CEDAR FALLS - The group of Columbus High School physics students position small mirrors around a plastic Bart Simpson figure.

A clamp mounted on a table holds the figure in mid-air. Another clamp holds a slide on which the students have stuck decal letters spelling the word "cool." A laser mounted at the other end of the table shoots a red beam through the items.

"You need to think mainly how are you going to get light on this guy," said University of Northern Iowa professor Dale Olson, in reference to the figure. He is helping the students create a hologram in UNI's optics holography lab.

Columbus teacher Dan Kuchera brought his physics students to Olson's lab earlier this month as they finished studying the optics of light rays and prepared to move on to kinetic and potential energy and light waves.

"We currently have been doing light as a particle zipping around," said Kuchera. But that doesn't explain the refraction of the light necessary to make a hologram. Learning about holograms from Olson and helping to create one serves as introduction to the concept.

"These were the very first kind of holograms made by (scientist Dennis) Gabor," said Olson. However, he noted, Gabor did not use a laser when he created the process in 1948 because the device had not yet been invented.

A second group of Columbus students working in the lab is also positioning small mirrors around two slides they've created with decal letters spelling "CHS" and "YEAH."

A black curtain is pulled around the table to block all outside light as students prepare to expose high-quality film to the image. Then the laser is turned on and they open the shutter.

The slides, held with clamps, are bathed in the laser's red light. Columbus junior Erica Weilein said the film was exposed for about 12 seconds.

"You need to let as much light in as possible," she said. Afterwards, students from each group headed to a darkroom just outside of the lab to develop their film.

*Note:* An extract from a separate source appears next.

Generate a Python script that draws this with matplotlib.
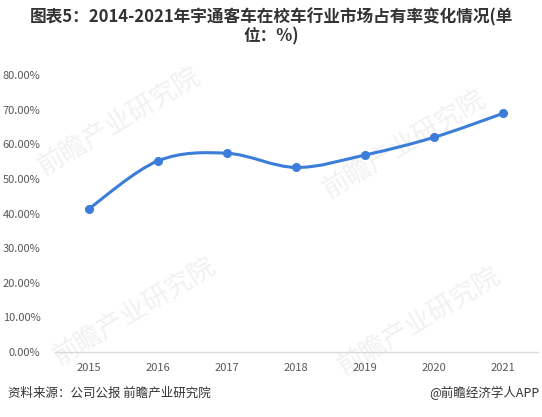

UNI senior Erick Zehr, who is completing a degree to become a science teacher, was helping Weilein's group create a hologram. He explained a powerful lens positioned between the laser and the image "spreads out" the red light into two beams. The two beams of light hit the image from different angles, interacting to make patterns of light and dark.

Zehr said bringing high school students into the lab is a good idea. It helps to "get people interested in science, get them interested in the world around them."

This is the second year Kuchera has taken students to Olson's lab. It provides an experience that wouldn't otherwise be available to the students.

"This is a little bit out of our range," Kuchera said, pointing to the costly lasers, table and other equipment. In addition, the field trip gives students "an opportunity to see what UNI has to offer."